- **What the task asks**: Say how many lines include the word "picture", using only a number.

────

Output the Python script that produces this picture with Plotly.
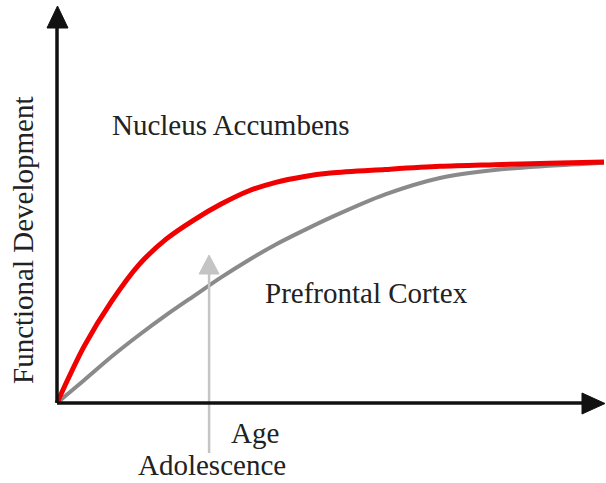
import plotly.graph_objects as go

# ---- data ----
age = [0, 0.5, 1, 1.5, 2, 2.5, 3, 3.5, 4, 4.5, 5, 6, 7, 8, 9, 10]
nucleus_accumbens = [0, 0.236, 0.421, 0.572, 0.678, 0.756, 0.822, 0.876, 0.912, 0.935, 0.950, 0.965, 0.978, 0.985, 0.991, 0.996]
prefrontal_cortex = [0, 0.095, 0.192, 0.281, 0.364, 0.442, 0.519, 0.590, 0.655, 0.712, 0.766, 0.862, 0.930, 0.963, 0.980, 0.993]
adolescence_age = 2.78
labels = {"na": "Nucleus Accumbens", "pfc": "Prefrontal Cortex", "x": "Age",
          "y": "Functional Development", "adol": "Adolescence"}

W, H = 606, 483
OX, OY = 57, 403        # pixel origin
SX, SY = 54.7, 242.0    # px per data unit

def dx(px):
    return (px - OX) / SX

def dy(py):
    return (OY - py) / SY

fig = go.Figure()
fig.add_trace(go.Scatter(x=age, y=prefrontal_cortex, mode="lines",
                         line=dict(color="#8a8a8a", width=4, shape="spline", smoothing=0.9),
                         hoverinfo="skip"))
fig.add_trace(go.Scatter(x=age, y=nucleus_accumbens, mode="lines",
                         line=dict(color="#f00000", width=5, shape="spline", smoothing=0.9),
                         hoverinfo="skip"))

shapes = []
# Adolescence arrow (light gray)
ax = adolescence_age
shapes.append(dict(type="line", x0=ax, x1=ax, y0=dy(453), y1=dy(272),
                   line=dict(color="#c4c4c4", width=2.5), layer="above"))
shapes.append(dict(type="path",
                   path=f"M {ax - 10/SX} {dy(274)} L {ax + 10/SX} {dy(274)} L {ax} {dy(255)} Z",
                   fillcolor="#c4c4c4", line=dict(color="#c4c4c4", width=1), layer="above"))
# axes
shapes.append(dict(type="line", x0=0, y0=0, x1=0, y1=dy(26), line=dict(color="#111", width=3.5)))
shapes.append(dict(type="path",
                   path=f"M {dx(47)} {dy(28)} L {dx(68)} {dy(28)} L {dx(57.5)} {dy(6)} Z",
                   fillcolor="#111", line=dict(color="#111", width=1)))
shapes.append(dict(type="line", x0=0, y0=0, x1=dx(584), y1=0, line=dict(color="#111", width=3.5)))
shapes.append(dict(type="path",
                   path=f"M {dx(582)} {dy(393)} L {dx(582)} {dy(414)} L {dx(605)} {dy(403.5)} Z",
                   fillcolor="#111", line=dict(color="#111", width=1)))

font = dict(family="Liberation Serif, Times New Roman, serif", size=29, color="#222222")
ann = [
    dict(x=dx(231), y=dy(125), text=labels["na"]),
    dict(x=dx(366), y=dy(293), text=labels["pfc"]),
    dict(x=dx(255), y=dy(433), text=labels["x"]),
    dict(x=dx(212), y=dy(465), text=labels["adol"]),
    dict(x=dx(23), y=dy(240), text=labels["y"], textangle=-90),
]
for a in ann:
    a.update(showarrow=False, xanchor="center", yanchor="middle", font=font)

fig.update_layout(
    width=W, height=H, margin=dict(l=0, r=0, t=0, b=0),
    paper_bgcolor="white", plot_bgcolor="white", showlegend=False,
    xaxis=dict(range=[dx(0), dx(W)], visible=False, fixedrange=True),
    yaxis=dict(range=[dy(H), dy(0)], visible=False, fixedrange=True),
    shapes=shapes, annotations=ann,
)
fig.write_html("out.html", config={"displayModeBar": False},
               post_script="document.body.style.margin='0';document.body.style.overflow='hidden';")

────

- **Solution below**: 1